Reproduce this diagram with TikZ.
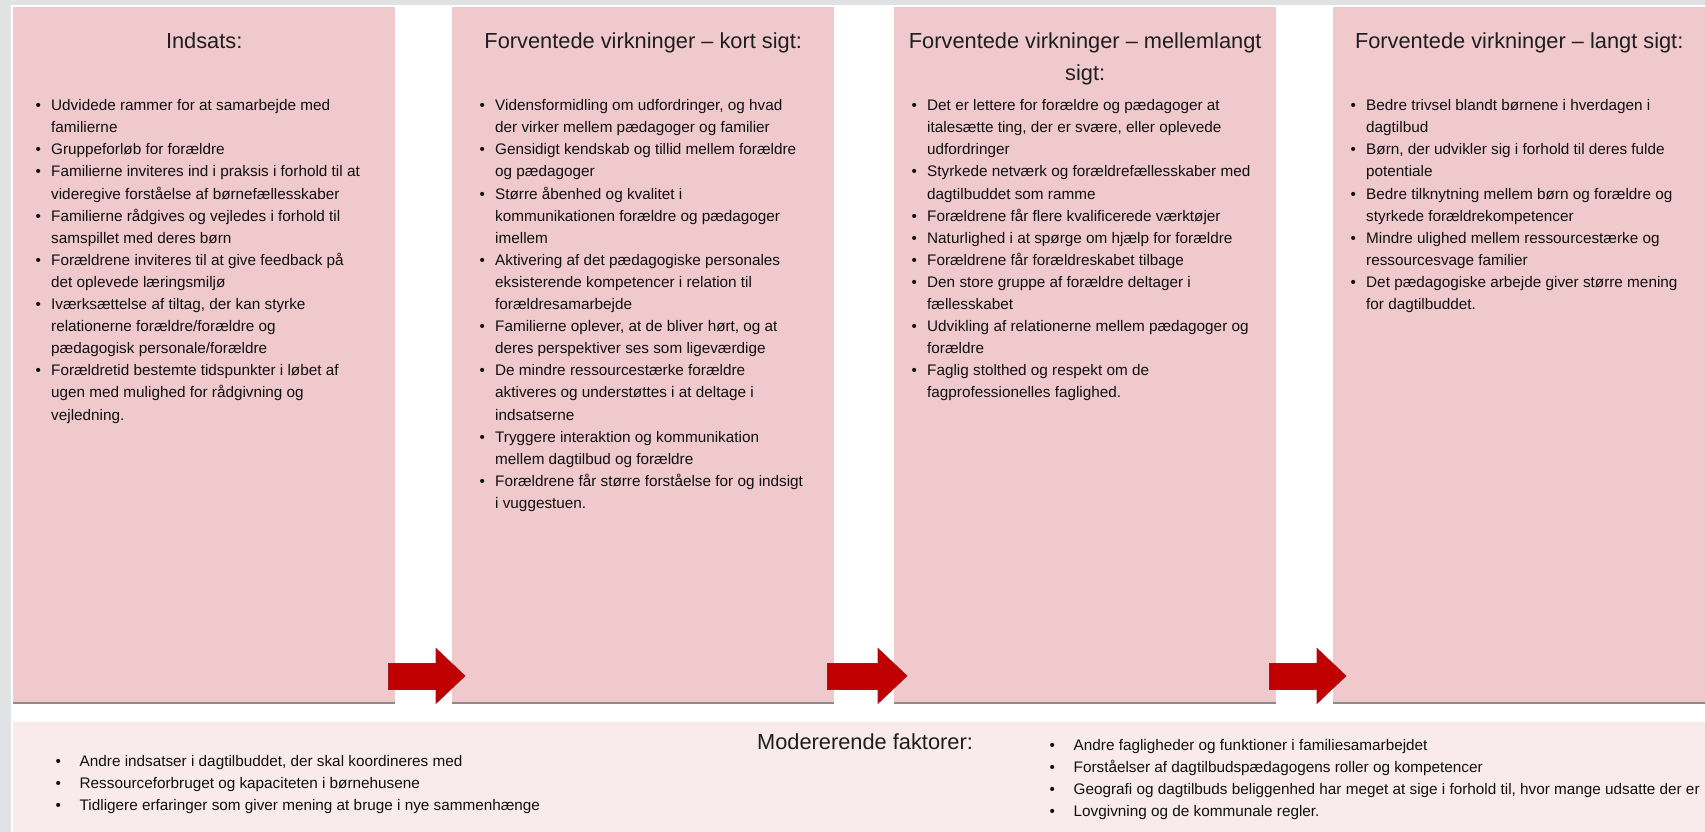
\documentclass[tikz,border=0pt]{standalone}
\usepackage{fontspec}
\setmainfont{Liberation Sans}
\usetikzlibrary{calc}
\definecolor{boxpink}{RGB}{240,201,205}
\definecolor{modpink}{RGB}{249,234,235}
\definecolor{framegray}{RGB}{224,226,228}
\definecolor{shadowgray}{RGB}{140,140,140}
\definecolor{arrowred}{RGB}{192,0,0}
\definecolor{arrowedge}{RGB}{165,20,35}
\definecolor{titletext}{RGB}{30,30,30}
\definecolor{bodytext}{RGB}{15,15,15}
\newlength\bw
\newcommand\bi[1]{\strut\makebox[\bw][l]{•}#1}
\newcommand\ci[1]{\strut\makebox[\bw]{}#1}
\newcommand\blockarrow[2]{%
  \filldraw[blockarrowstyle]
    ($(#1.south east)+(-7,-39)$) -- ($(#2.south west)+(-16,-39)$) --
    ($(#2.south west)+(-16,-54)$) -- ($(#2.south west)+(13,-26.5)$) --
    ($(#2.south west)+(-16,1)$) -- ($(#2.south west)+(-16,-13)$) --
    ($(#1.south east)+(-7,-13)$) -- cycle;}
\newcommand\boxshadow[1]{%
  \draw[shadowline] ($(#1.south west)+(0,0.75)$) -- ($(#1.south east)+(0,0.75)$);}
\tikzset{
  stagebox/.style={fill=boxpink, anchor=north west, inner sep=0pt, minimum height=695pt},
  modbox/.style={fill=modpink, anchor=north west, inner sep=0pt},
  shadowline/.style={draw=shadowgray, line width=1.5pt},
  blockarrowstyle/.style={fill=arrowred, draw=arrowedge, line width=0.7pt, line join=miter},
  titlestyle/.style={anchor=north, inner sep=0pt, align=center, text=titletext,
    font=\fontsize{21.8}{32}\selectfont},
  bodystyle/.style={anchor=north west, inner sep=0pt, align=left, text=bodytext,
    font=\fontsize{15.3}{22.1}\selectfont\setlength\bw{15.5pt}},
  modlist/.style={anchor=north west, inner sep=0pt, align=left, text=bodytext,
    font=\fontsize{15.3}{22.2}\selectfont\setlength\bw{24pt}},
}
\begin{document}
\begin{tikzpicture}[x=1pt,y=-1pt]
\useasboundingbox (0,0) rectangle (1705,832);
\fill[white] (0,0) rectangle (1705,832);
\fill[framegray] (0,0) rectangle (1705,5);
\fill[framegray] (0,0) rectangle (11,832);

% stage boxes
\node[stagebox, minimum width=382pt] (b1) at (13,7) {};
\node[stagebox, minimum width=382pt] (b2) at (452,7) {};
\node[stagebox, minimum width=382pt] (b3) at (894,7) {};
\node[stagebox, minimum width=372pt] (b4) at (1333,7) {};
\boxshadow{b1}
\boxshadow{b2}
\boxshadow{b3}
\boxshadow{b4}
\node[modbox, minimum width=1692pt, minimum height=110pt] (mod) at (13,722) {};

% titles
\node[titlestyle] (t1) at ($(b1.north)+(0,18.6)$) {\strut Indsats:};
\node[titlestyle] (t2) at ($(b2.north)+(0,18.6)$) {\strut Forventede virkninger – kort sigt:};
\node[titlestyle] (t3) at ($(b3.north)+(0,18.6)$) {\strut Forventede virkninger – mellemlangt\\\strut sigt:};
\node[titlestyle] (t4) at ($(b4.north)+(0,18.6)$) {\strut Forventede virkninger – langt sigt:};

% lists
\node[bodystyle] (l1) at (35.5,95) {%
\bi{Udvidede rammer for at samarbejde med}\\
\ci{familierne}\\
\bi{Gruppeforløb for forældre}\\
\bi{Familierne inviteres ind i praksis i forhold til at}\\
\ci{videregive forståelse af børnefællesskaber}\\
\bi{Familierne rådgives og vejledes i forhold til}\\
\ci{samspillet med deres børn}\\
\bi{Forældrene inviteres til at give feedback på}\\
\ci{det oplevede læringsmiljø}\\
\bi{Iværksættelse af tiltag, der kan styrke}\\
\ci{relationerne forældre/forældre og}\\
\ci{pædagogisk personale/forældre}\\
\bi{Forældretid bestemte tidspunkter i løbet af}\\
\ci{ugen med mulighed for rådgivning og}\\
\ci{vejledning.}};

\node[bodystyle] (l2) at (479.5,95) {%
\bi{Vidensformidling om udfordringer, og hvad}\\
\ci{der virker mellem pædagoger og familier}\\
\bi{Gensidigt kendskab og tillid mellem forældre}\\
\ci{og pædagoger}\\
\bi{Større åbenhed og kvalitet i}\\
\ci{kommunikationen forældre og pædagoger}\\
\ci{imellem}\\
\bi{Aktivering af det pædagogiske personales}\\
\ci{eksisterende kompetencer i relation til}\\
\ci{forældresamarbejde}\\
\bi{Familierne oplever, at de bliver hørt, og at}\\
\ci{deres perspektiver ses som ligeværdige}\\
\bi{De mindre ressourcestærke forældre}\\
\ci{aktiveres og understøttes i at deltage i}\\
\ci{indsatserne}\\
\bi{Tryggere interaktion og kommunikation}\\
\ci{mellem dagtilbud og forældre}\\
\bi{Forældrene får større forståelse for og indsigt}\\
\ci{i vuggestuen.}};

\node[bodystyle] (l3) at (911.5,95) {%
\bi{Det er lettere for forældre og pædagoger at}\\
\ci{italesætte ting, der er svære, eller oplevede}\\
\ci{udfordringer}\\
\bi{Styrkede netværk og forældrefællesskaber med}\\
\ci{dagtilbuddet som ramme}\\
\bi{Forældrene får flere kvalificerede værktøjer}\\
\bi{Naturlighed i at spørge om hjælp for forældre}\\
\bi{Forældrene får forældreskabet tilbage}\\
\bi{Den store gruppe af forældre deltager i}\\
\ci{fællesskabet}\\
\bi{Udvikling af relationerne mellem pædagoger og}\\
\ci{forældre}\\
\bi{Faglig stolthed og respekt om de}\\
\ci{fagprofessionelles faglighed.}};

\node[bodystyle] (l4) at (1350.5,95) {%
\bi{Bedre trivsel blandt børnene i hverdagen i}\\
\ci{dagtilbud}\\
\bi{Børn, der udvikler sig i forhold til deres fulde}\\
\ci{potentiale}\\
\bi{Bedre tilknytning mellem børn og forældre og}\\
\ci{styrkede forældrekompetencer}\\
\bi{Mindre ulighed mellem ressourcestærke og}\\
\ci{ressourcesvage familier}\\
\bi{Det pædagogiske arbejde giver større mening}\\
\ci{for dagtilbuddet.}};

% arrows
\blockarrow{b1}{b2}
\blockarrow{b2}{b3}
\blockarrow{b3}{b4}

% moderating factors
\node[anchor=base west, inner sep=0pt, text=titletext, font=\fontsize{21.8}{26}\selectfont] (mt) at (757,749) {Modererende faktorer:};
\node[modlist] (ml) at (55.5,750.5) {%
\bi{Andre indsatser i dagtilbuddet, der skal koordineres med}\\
\bi{Ressourceforbruget og kapaciteten i børnehusene}\\
\bi{Tidligere erfaringer som giver mening at bruge i nye sammenhænge}};
\node[modlist] (mr) at (1049.5,734.5) {%
\bi{Andre fagligheder og funktioner i familiesamarbejdet}\\
\bi{Forståelser af dagtilbudspædagogens roller og kompetencer}\\
\bi{Geografi og dagtilbuds beliggenhed har meget at sige i forhold til, hvor mange udsatte der er}\\
\bi{Lovgivning og de kommunale regler.}};
\end{tikzpicture}
\end{document}
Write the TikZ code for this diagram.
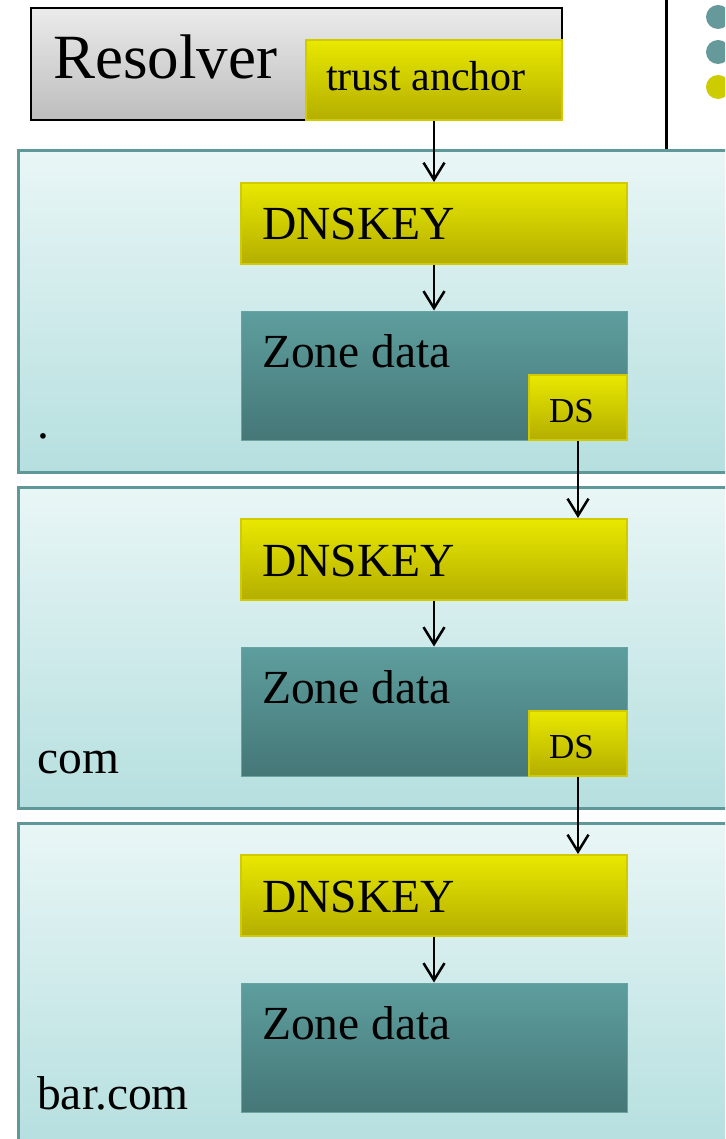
\documentclass[tikz,border=0pt]{standalone}
\usepackage{fontspec}
\setmainfont{Liberation Serif}
\usetikzlibrary{arrows.meta}
\definecolor{zonetop}{HTML}{E9F6F6}
\definecolor{zonebot}{HTML}{B6DFDF}
\definecolor{zoneline}{HTML}{5F9898}
\definecolor{yeltop}{HTML}{E8E800}
\definecolor{yelbot}{HTML}{B4AE00}
\definecolor{yelline}{HTML}{D2CA00}
\definecolor{datatop}{HTML}{5E9E9E}
\definecolor{databot}{HTML}{457777}
\definecolor{dataline}{HTML}{6AA3A3}
\definecolor{greytop}{HTML}{EBEBEB}
\definecolor{greybot}{HTML}{BDBDBD}
\definecolor{dotteal}{HTML}{669999}
\definecolor{dotyel}{HTML}{CCCC00}
\begin{document}
\begin{tikzpicture}[x=1pt,y=-1pt,
  zonebox/.style={draw=zoneline, line width=3pt, top color=zonetop, bottom color=zonebot, minimum width=722pt, minimum height=321pt, inner sep=0pt},
  yelbox/.style={draw=yelline, line width=2pt, top color=yeltop, bottom color=yelbot, inner sep=0pt},
  databox/.style={draw=dataline, line width=1pt, top color=datatop, bottom color=databot, minimum width=386pt, minimum height=129pt, inner sep=0pt},
  keybox/.style={yelbox, minimum width=386pt, minimum height=81pt},
  dsbox/.style={yelbox, minimum width=98pt, minimum height=65pt},
  bigtxt/.style={inner sep=0pt, anchor=base west, font=\fontsize{47.5}{50}\selectfont},
  dstxt/.style={inner sep=0pt, anchor=base, font=\fontsize{35}{38}\selectfont},
  arr/.style={-{Straight Barb[length=17pt,width=21pt]}, line width=2.5pt, black},
  dot/.style={circle, inner sep=0pt, minimum size=24pt}]
\useasboundingbox (0,0) rectangle (725,1139);
\clip (0,0) rectangle (725,1139);
% resolver
\node[draw=black, line width=1.5pt, top color=greytop, bottom color=greybot, minimum width=531pt, minimum height=112pt, inner sep=0pt] (res) at (296.5,64) {};
\node[inner sep=0pt, anchor=base west, font=\fontsize{63}{66}\selectfont] (restxt) at (53,79) {Resolver};
\node[yelbox, minimum width=256pt, minimum height=80pt] (ta) at (434,80) {};
\node[inner sep=0pt, anchor=base west, font=\fontsize{42}{45}\selectfont] (tatxt) at (326,91) {trust anchor};
% divider and bullets
\coordinate (vtop) at (666,0);
\node[dot, fill=dotteal] (b1) at (718,17) {};
\node[dot, fill=dotteal] (b2) at (718,52) {};
\node[dot, fill=dotyel] (b3) at (718,87) {};
% zones
\node[zonebox] (z1) at (379,311.5) {};
\node[zonebox] (z2) at (379,647.5) {};
\node[zonebox] (z3) at (379,983.5) {};
\draw[line width=3pt] (vtop) -- (vtop |- z1.north);
% zone 1
\node[keybox] (k1) at (434,223.5) {};
\node[bigtxt] (k1t) at (262,240) {DNSKEY};
\node[databox] (d1) at (434,375.5) {};
\node[bigtxt] (d1t) at (262,367) {Zone data};
\node[dsbox] (s1) at (578,407.5) {};
\node[dstxt] (s1t) at (571.5,422) {DS};
\node[bigtxt] (l1) at (37,438) {.};
% zone 2
\node[keybox] (k2) at (434,559.5) {};
\node[bigtxt] (k2t) at (262,576) {DNSKEY};
\node[databox] (d2) at (434,711.5) {};
\node[bigtxt] (d2t) at (262,703) {Zone data};
\node[dsbox] (s2) at (578,743.5) {};
\node[dstxt] (s2t) at (571.5,758) {DS};
\node[bigtxt] (l2) at (37,773) {com};
% zone 3
\node[keybox] (k3) at (434,895.5) {};
\node[bigtxt] (k3t) at (262,912) {DNSKEY};
\node[databox] (d3) at (434,1047.5) {};
\node[bigtxt] (d3t) at (262,1039) {Zone data};
\node[bigtxt] (l3) at (37,1109) {bar.com};
% arrows
\draw[arr] (ta.south) -- (k1.north);
\draw[arr] (k1.south) -- (d1.north);
\draw[arr] (s1.south) -- (s1.south |- k2.north);
\draw[arr] (k2.south) -- (d2.north);
\draw[arr] (s2.south) -- (s2.south |- k3.north);
\draw[arr] (k3.south) -- (d3.north);
\end{tikzpicture}
\end{document}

* **WHAT YOU SHOULD DO**
Out of the preceding entries, pull every line containing the string "diagram".

* **SOLUTION TO THIS EXERCISE**
Reproduce this diagram with TikZ.
Write the TikZ code for this diagram.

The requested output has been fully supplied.